The API is useful for building dashboards, analytics tools, trading bots that need to verify transactions, or any application that needs to read Solana blockchain data without running your own RPC node.
For more advanced indexing needs, services like Helius offer deeper functionality with webhooks, enhanced transaction parsing, and DAS (Digital Asset Standard) APIs. But for straightforward data queries, Solana FM's API handles the basics well.
All three are block explorers for Solana, but each has different strengths.
Solana FM
Best for: Reading and understanding transactions.
- Human-readable Translator feature for parsed transaction descriptions.
- Clean interface with good information hierarchy.
- Strong program analytics and IDL integration.
- Good token holder analytics.
- Active API with parsed data.
Solscan
Best for: General-purpose explorer, widest adoption.
Solscan is the most widely used Solana block explorer. Its strengths include:
- Widest adoption — most tools and wallets link to Solscan by default.
- Comprehensive token analytics with DeFi activity tracking.
- Account analyzer tool for wallet health checks.
- NFT support with collection browsing.
- Well-documented API.
- More familiar layout for users coming from Etherscan.
Solscan shows parsed transaction data as well, but its approach is less narrative than Solana FM's Translator. Solscan presents structured tables of instruction calls and balance changes, which is clear but requires more blockchain knowledge to interpret.
Solana Explorer
Best for: Validator information and network-level data.
Solana Explorer is the official explorer maintained by the Solana Foundation. It is the most technical of the three:
- Deepest validator and stake information.
- Network-level statistics (TPS, epoch info, stake distribution).
- Raw transaction data with minimal parsing.
- Useful for developers who want to see exactly what the network sees.
- Less user-friendly for casual lookups.
Which Should You Use
For most users, the answer is: all of them, depending on the situation.
- Checking a transaction from your wallet: Solscan or Solana FM, whichever you find easier to read. Solana FM's Translator is better if you are not sure what happened.
- Investigating a token: Solscan for general analytics, Solana FM for holder distribution analysis.
- Debugging a failed transaction: Solana FM for the parsed explanation, Solana Explorer for raw data.
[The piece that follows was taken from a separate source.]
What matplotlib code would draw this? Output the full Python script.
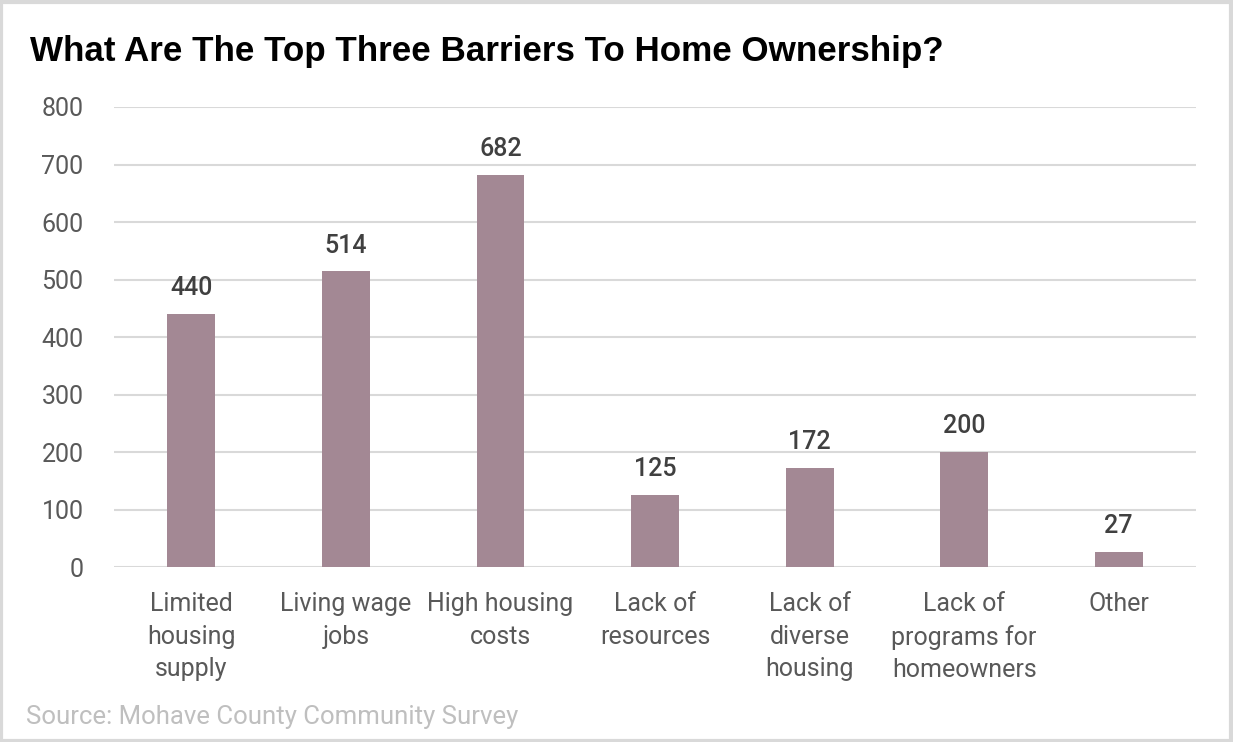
import matplotlib
matplotlib.use("Agg")
import matplotlib.pyplot as plt
from matplotlib.patches import Rectangle

categories = ["Limited\nhousing\nsupply", "Living wage\njobs", "High housing\ncosts",
              "Lack of\nresources", "Lack of\ndiverse\nhousing", "Lack of\nprograms for\nhomeowners", "Other"]
values = [440, 514, 682, 125, 172, 200, 27]
yticks = [0, 100, 200, 300, 400, 500, 600, 700, 800]

narrow = "Roboto"

fig = plt.figure(figsize=(12.33, 7.42), dpi=100)
ax = fig.add_axes([0.0925, 0.2358, 0.8775, 0.62])

x = list(range(len(categories)))
ax.bar(x, values, width=0.31, color="#A38894", zorder=3)
ax.set_xlim(-0.5, len(categories) - 0.5)
ax.set_ylim(0, 800)
ax.set_yticks(yticks)
ax.set_yticklabels([str(t) for t in yticks], fontsize=18, color="#595959", family=narrow)
ax.set_xticks(x)
ax.set_xticklabels(categories, fontsize=18, color="#595959", family=narrow, linespacing=1.45)
ax.tick_params(axis="both", length=0)
ax.tick_params(axis="y", pad=22)
ax.tick_params(axis="x", pad=18)
ax.grid(axis="y", color="#D9D9D9", linewidth=1.5, zorder=0)
for s in ax.spines.values():
    s.set_visible(False)

for xi, v in zip(x, values):
    ax.annotate(str(v), (xi, v), xytext=(0, 10), textcoords="offset points",
                ha="center", va="bottom", fontsize=18, color="#404040", family=narrow,
                fontweight="medium")

fig.text(0.024, 0.931, "What Are The Top Three Barriers To Home Ownership?", fontsize=25.2,
         fontweight="bold", family="Liberation Sans", color="#000000", va="center")
fig.text(0.021, 0.034, "Source: Mohave County Community Survey", fontsize=18.5,
         family=narrow, color="#BFBFBF", va="center")

fig.patches.append(Rectangle((0.001, 0.002), 0.997, 0.995, transform=fig.transFigure,
                             fill=False, edgecolor="#D9D9D9", linewidth=3))

fig.savefig("out.png", dpi=100)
- Checking validator info: Solana Explorer.
- Sharing a transaction link with someone: Solscan, since it has the widest recognition.
There is no cost to switching between them. Bookmark all three — they all support the same address and transaction formats. Paste the same transaction signature into any of them and you get the same underlying data, just presented differently.
Practical Examples
Example 1: Verifying a Swap
You swapped SOL for a memecoin using Phantom and want to verify you received the right amount.
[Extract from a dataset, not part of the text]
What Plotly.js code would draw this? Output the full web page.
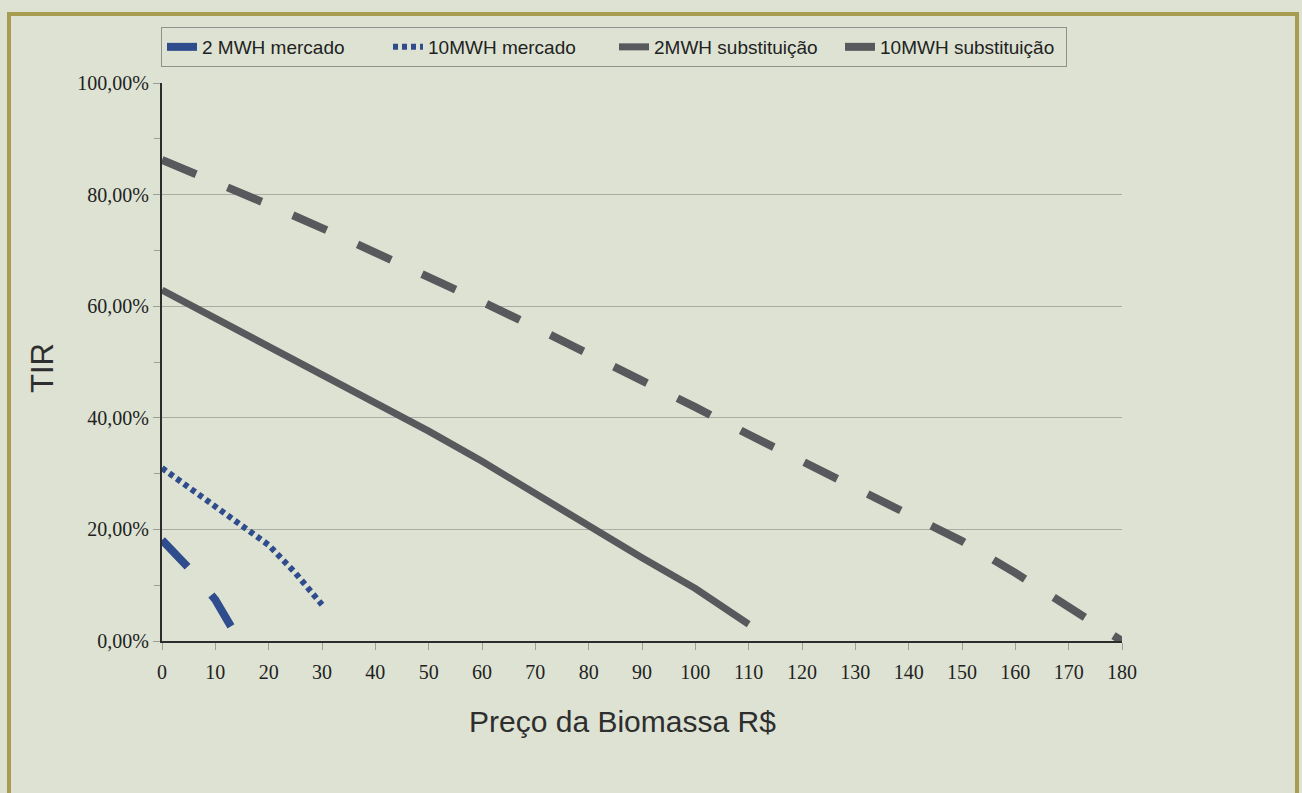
<!DOCTYPE html>
<html>
<head>
<meta charset="utf-8">
<script src="https://cdn.plot.ly/plotly-3.0.1.min.js"></script>
<style>
  html, body { margin: 0; padding: 0; background: #dde2d3; }
  #chart { width: 1302px; height: 793px; }
</style>
</head>
<body>
<div id="chart"></div>
<script>
// ---- data ----
const seriesNames = ["2 MWH mercado", "10MWH mercado", "2MWH substituição", "10MWH substituição"];

const preco2Mercado = [0, 5, 10, 13];
const tir2Mercado = [18.1, 13.1, 7.4, 2.5];

const preco10Mercado = [0, 5, 10, 15, 20, 25, 30];
const tir10Mercado = [31.0, 27.5, 24.1, 20.8, 17.2, 12.2, 6.5];

const preco2Subst = [0, 10, 20, 30, 40, 50, 60, 70, 80, 90, 100, 110];
const tir2Subst = [62.9, 57.9, 52.9, 47.9, 42.7, 37.6, 32.2, 26.4, 20.5, 14.9, 9.4, 3.0];

const preco10Subst = [0, 10, 20, 30, 40, 50, 60, 70, 80, 90, 100, 110, 120, 130, 140, 150, 160, 170, 180];
const tir10Subst = [86.2, 82.3, 78.2, 74.0, 69.7, 65.3, 60.8, 56.2, 51.5, 46.7, 41.9, 37.0, 32.2, 27.8, 23.0, 17.9, 12.2, 6.2, 0];

const xTickVals = [0, 10, 20, 30, 40, 50, 60, 70, 80, 90, 100, 110, 120, 130, 140, 150, 160, 170, 180];
const yTickVals = [0, 20, 40, 60, 80, 100];
const yTickText = ["0,00%", "20,00%", "40,00%", "60,00%", "80,00%", "100,00%"];
const yMinorVals = [10, 30, 50, 70, 90];

// ---- styling ----
const paperColor = "#dde2d3";
const blue = "#2f4c8c";
const gray = "#58595c";

// plot area in pixels: x 162..1122, y 83..641
const L = 162, R = 1122, T = 83, B = 641;
const px2x = p => (p - L) / (R - L);
const px2y = p => (B - p) / (B - T);

const traces = [
  { x: preco2Mercado, y: tir2Mercado, name: seriesNames[0], mode: "lines",
    line: { color: blue, width: 8, dash: "37px,37px" } },
  { x: preco10Mercado, y: tir10Mercado, name: seriesNames[1], mode: "lines",
    line: { color: blue, width: 6, dash: "5px,4px" } },
  { x: preco2Subst, y: tir2Subst, name: seriesNames[2], mode: "lines",
    line: { color: gray, width: 7 } },
  { x: preco10Subst, y: tir10Subst, name: seriesNames[3], mode: "lines",
    line: { color: gray, width: 8, dash: "37px,34px" } }
];

const serif = "Liberation Serif, Times New Roman, serif";
const sans = "Liberation Sans, Arial, sans-serif";

const layout = {
  width: 1302, height: 793,
  paper_bgcolor: paperColor,
  plot_bgcolor: paperColor,
  margin: { l: L, r: 1302 - R, t: T, b: 793 - B },
  showlegend: true,
  legend: {
    orientation: "h",
    x: px2x(161), y: px2y(27), xanchor: "left", yanchor: "top",
    bgcolor: paperColor, bordercolor: "#8d928a", borderwidth: 1,
    font: { family: sans, size: 19, color: "#222" },
    entrywidth: 181, entrywidthmode: "pixels",
    itemwidth: 30,
    tracegroupgap: 0
  },
  xaxis: {
    range: [0, 180], tickmode: "array", tickvals: xTickVals,
    ticks: "outside", ticklen: 7, tickcolor: "#9a9f97", tickwidth: 1,
    ticklabelstandoff: 5,
    showline: true, linecolor: "#2c2c2c", linewidth: 2,
    showgrid: false, zeroline: false,
    tickfont: { family: serif, size: 20, color: "#222" },
    fixedrange: true
  },
  yaxis: {
    range: [0, 100], tickmode: "array", tickvals: yTickVals, ticktext: yTickText,
    ticks: "outside", ticklen: 7, tickcolor: "#9a9f97", tickwidth: 1,
    minor: { tickvals: yMinorVals, ticks: "outside", ticklen: 6, tickcolor: "#9a9f97", showgrid: false },
    showline: true, linecolor: "#2c2c2c", linewidth: 2,
    showgrid: true, gridcolor: "#a6ada2", gridwidth: 1,
    zeroline: false,
    tickfont: { family: serif, size: 20, color: "#222" },
    fixedrange: true
  },
  annotations: [
    { text: "Preço da Biomassa R$", xref: "paper", yref: "paper",
      x: px2x(622), y: px2y(721), xanchor: "center", yanchor: "middle",
      showarrow: false, font: { family: sans, size: 30, color: "#2e2e2e" } },
    { text: "TIR", xref: "paper", yref: "paper", textangle: -90,
      x: px2x(42), y: px2y(368), xanchor: "center", yanchor: "middle",
      showarrow: false, font: { family: sans, size: 31, color: "#2e2e2e" } }
  ],
  shapes: [
    { type: "rect", xref: "paper", yref: "paper",
      x0: px2x(9), x1: px2x(1297), y0: px2y(14), y1: px2y(820),
      line: { color: "#a89c50", width: 4 }, fillcolor: "rgba(0,0,0,0)", layer: "below" }
  ]
};

Plotly.newPlot("chart", traces, layout, { displayModeBar: false, staticPlot: true });
</script>
</body>
</html>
- Open Phantom and find the transaction. Copy the transaction signature.
- Paste it into Solana FM's search bar.
- The Translator tells you: "Swapped X SOL for Y TOKEN via Jupiter (routed through Raydium)."
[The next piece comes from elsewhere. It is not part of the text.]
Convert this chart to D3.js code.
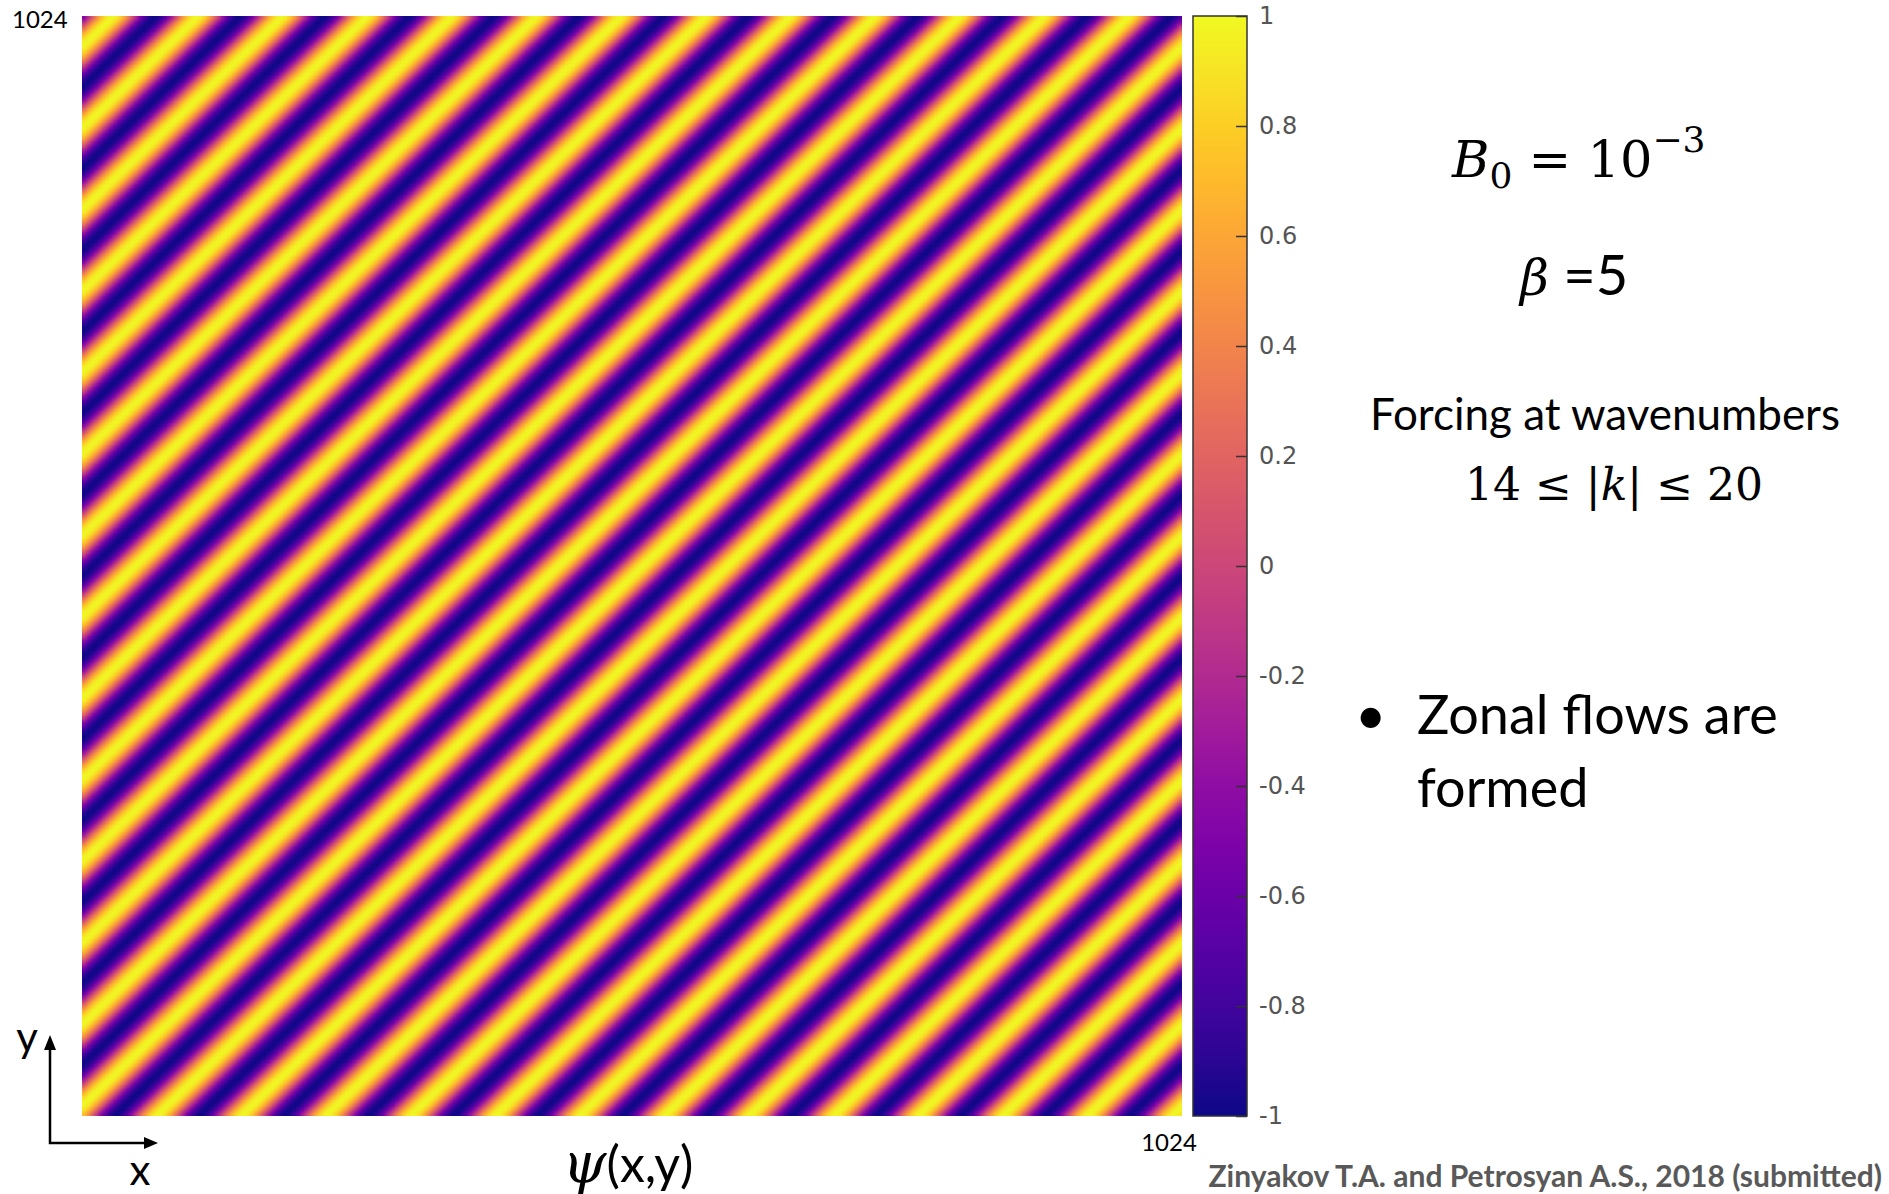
<!DOCTYPE html>
<meta charset="utf-8">
<style>
body { margin: 0; background: #fff; }
svg { display: block; }
.cbar .tick text { font-family: "DejaVu Sans", sans-serif; font-size: 24px; fill: #555; }
.cbar .tick line { stroke: #333; stroke-width: 1.5px; }
.cbar .domain { display: none; }
.slide { font-family: Lato, "Open Sans", sans-serif; fill: #000; }
.math { font-family: "DejaVu Serif", serif; fill: #000; }
</style>
<body>
<script src="https://d3js.org/d3.v7.min.js"></script>
<script>
// field psi(x,y) on the 1024 box: a plane wave
var boxSize = [1024];
var gridCells = [256];                 // resolution of the drawn field
var waveCycles = [13, 13.5];           // periods across the box in x and in y
var wavePhase = [2.34];                // radians
var colorTicks = [-1, -0.8, -0.6, -0.4, -0.2, 0, 0.2, 0.4, 0.6, 0.8, 1];
var cornerLabels = ["1024", "1024"];
var forcingLines = ["Forcing at wavenumbers", "14 \u2264 |k| \u2264 20"];
var bulletLines = ["Zonal flows are", "formed"];
var citation = ["Zinyakov T.A. and Petrosyan A.S., 2018 (submitted)"];

var width = 1889, height = 1194;

var svg = d3.select("body").append("svg")
    .attr("width", width)
    .attr("height", height);

var x = d3.scaleLinear().domain([0, boxSize[0]]).range([82, 1182]);
var y = d3.scaleLinear().domain([0, boxSize[0]]).range([1116, 16]);
var color = d3.scaleSequential(d3.interpolatePlasma).domain([-1, 1]);

// paint the field into a small canvas, let the browser smooth it up
var n = gridCells[0];
var step = boxSize[0] / n;
var canvas = document.createElement("canvas");
canvas.width = n;
canvas.height = n;
var ctx = canvas.getContext("2d");
var img = ctx.createImageData(n, n);
for (var j = 0; j < n; j++) {
  var yv = boxSize[0] - (j + 0.5) * step;       // row 0 is the top (y = 1024)
  for (var i = 0; i < n; i++) {
    var xv = (i + 0.5) * step;
    var psi = Math.sin(2 * Math.PI * (waveCycles[0] * xv - waveCycles[1] * yv) / boxSize[0] + wavePhase[0]);
    var c = d3.rgb(color(psi));
    var k = (j * n + i) * 4;
    img.data[k] = c.r; img.data[k + 1] = c.g; img.data[k + 2] = c.b; img.data[k + 3] = 255;
  }
}
ctx.putImageData(img, 0, 0);

svg.append("image")
    .attr("x", x(0))
    .attr("y", y(boxSize[0]))
    .attr("width", x(boxSize[0]) - x(0))
    .attr("height", y(0) - y(boxSize[0]))
    .attr("preserveAspectRatio", "none")
    .attr("href", canvas.toDataURL());

// colour bar
var cb = { x: 1193, w: 54 };
var cy = d3.scaleLinear().domain([-1, 1]).range([1116, 16]);

var grad = svg.append("defs").append("linearGradient")
    .attr("id", "plasma")
    .attr("x1", 0).attr("y1", 1).attr("x2", 0).attr("y2", 0);
grad.selectAll("stop")
    .data(d3.range(0, 1.0001, 0.05))
    .enter().append("stop")
    .attr("offset", function(d) { return d; })
    .attr("stop-color", function(d) { return color(-1 + 2 * d); });

svg.append("rect")
    .attr("x", cb.x)
    .attr("y", cy(1))
    .attr("width", cb.w)
    .attr("height", cy(-1) - cy(1))
    .style("fill", "url(#plasma)")
    .style("stroke", "#333")
    .style("stroke-width", 1.5);

svg.append("g")
    .attr("class", "cbar")
    .attr("transform", "translate(" + (cb.x + cb.w) + ",0)")
    .call(d3.axisRight(cy)
        .tickValues(colorTicks)
        .tickSize(-11)
        .tickPadding(12)
        .tickFormat(function(d) { return d3.format("")(+d.toFixed(1)).replace("\u2212", "-"); }));

// corner labels
svg.append("text").attr("class", "slide")
    .attr("x", 12).attr("y", 28)
    .style("font-size", "24px")
    .text(cornerLabels[0]);
svg.append("text").attr("class", "slide")
    .attr("x", 1169).attr("y", 1151)
    .attr("text-anchor", "middle")
    .style("font-size", "24px")
    .text(cornerLabels[1]);

// little axes sketch
svg.append("path")
    .attr("d", "M50,1048 L50,1143 L146,1143")
    .style("fill", "none").style("stroke", "#000").style("stroke-width", 2.5);
svg.append("path")
    .attr("d", "M44,1050 L50,1035 L56,1050 Z")
    .style("fill", "#000");
svg.append("path")
    .attr("d", "M144,1137 L158,1143 L144,1149 Z")
    .style("fill", "#000");
svg.append("text").attr("class", "slide")
    .attr("x", 27).attr("y", 1052).attr("text-anchor", "middle")
    .style("font-size", "42px").text("y");
svg.append("text").attr("class", "slide")
    .attr("x", 140).attr("y", 1185).attr("text-anchor", "middle")
    .style("font-size", "42px").text("x");

var psiLabel = svg.append("text").attr("class", "slide")
    .attr("x", 628).attr("y", 1182).attr("text-anchor", "middle")
    .style("font-size", "50px");
psiLabel.append("tspan").attr("class", "math")
    .style("font-style", "italic").style("font-size", "56px").text("\u03c8");
psiLabel.append("tspan").text("(x,y)");

// parameters on the right
var b0 = svg.append("text").attr("class", "math")
    .attr("x", 1452).attr("y", 177)
    .style("font-size", "51px");
b0.append("tspan").style("font-style", "italic").text("B");
b0.append("tspan").attr("dy", 11).style("font-size", "36px").text("0");
b0.append("tspan").attr("dy", -11).text(" = 10");
b0.append("tspan").attr("dy", -25).style("font-size", "36px").text("\u22123");

var beta = svg.append("text").attr("class", "math")
    .attr("x", 1520).attr("y", 295)
    .style("font-size", "50px");
beta.append("tspan").style("font-style", "italic").text("\u03b2");
beta.append("tspan").attr("class", "slide").style("font-size", "56px").text(" =5");

svg.append("text").attr("class", "slide")
    .attr("x", 1605).attr("y", 430).attr("text-anchor", "middle")
    .style("font-size", "44px")
    .text(forcingLines[0]);

var kline = svg.append("text").attr("class", "math")
    .attr("x", 1614).attr("y", 500).attr("text-anchor", "middle")
    .style("font-size", "44px");
kline.append("tspan").text("14 \u2264 |");
kline.append("tspan").style("font-style", "italic").text("k");
kline.append("tspan").text("| \u2264 20");

svg.append("text").attr("class", "slide")
    .attr("x", 1355).attr("y", 734)
    .style("font-size", "54px")
    .text("\u2022");
svg.selectAll("text.bullet")
    .data(bulletLines)
    .enter().append("text")
    .attr("class", "slide bullet")
    .attr("x", 1417)
    .attr("y", function(d, i) { return 734 + i * 73; })
    .style("font-size", "54px")
    .text(function(d) { return d; });

svg.append("text").attr("class", "slide")
    .attr("x", 1882).attr("y", 1187).attr("text-anchor", "end")
    .style("font-size", "30px").style("font-weight", "bold").style("fill", "#595959")
    .text(citation[0]);
</script>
- Check the Token Balance Changes section to confirm the amounts.
- If the numbers match what you expected, the swap executed correctly.
Example 2: Checking a Token Before Buying
You found a token on Twitter and want to evaluate it before buying.
- Copy the token's contract address.
- Paste it into Solana FM.
- Check Metadata: Is the mint authority revoked? Is the freeze authority null? If either is still active, proceed with extreme caution.
- Check Holder Distribution: Are the top holders reasonable? If one wallet holds 30%+ of supply (excluding known liquidity pool addresses), that is a red flag.
- Check Transfer Activity: Is there organic trading activity, or does it look like bot-generated volume?
Example 3: Analyzing an Unknown Wallet
Someone shared a wallet address claiming to be a profitable trader.
- Paste the wallet into Solana FM.
- Check the Transaction History filtered to swaps.
- Look at the recent trades — what tokens did they buy and at what prices?
- Check current Token Holdings — are they actually holding positions or is the wallet mostly empty?
- Cross-reference with the Translator to understand their trading patterns.
Tips for Using Solana FM
Bookmark the explorer. Keep solana.fm easily accessible. You will use it dozens of times a day if you are actively trading.
Learn to read balance changes first. Before trying to understand program instructions, focus on the Token Balance Changes section. It tells you the outcome of any transaction in the simplest possible format — what went in and what came out.
Use program filtering for wallet research. When investigating a wallet, filter transactions by program to focus on specific activity. Filter to Jupiter to see only swaps. Filter to Pump.fun to see only launches. This cuts through the noise of routine transfers and system transactions.
Check token authorities on every new token. It takes 10 seconds on the token page and can save you from buying a token whose creator can rug the supply at any time.
Compare explorers for complex transactions. If Solana FM's Translator does not fully parse a transaction (which can happen with newer or less common programs), check the same transaction on Solscan for a different view.
Conclusion
Solana FM is the most readable block explorer on Solana, thanks to its Translator feature that converts raw transaction data into plain-language descriptions. For beginners, it flattens the learning curve of understanding what happens on-chain. For experienced users, it saves time by summarizing complex transactions instantly.
Pair it with Solscan for broader analytics and the official Solana Explorer for network-level data, and you have a complete toolkit for reading and understanding everything that happens on the Solana blockchain.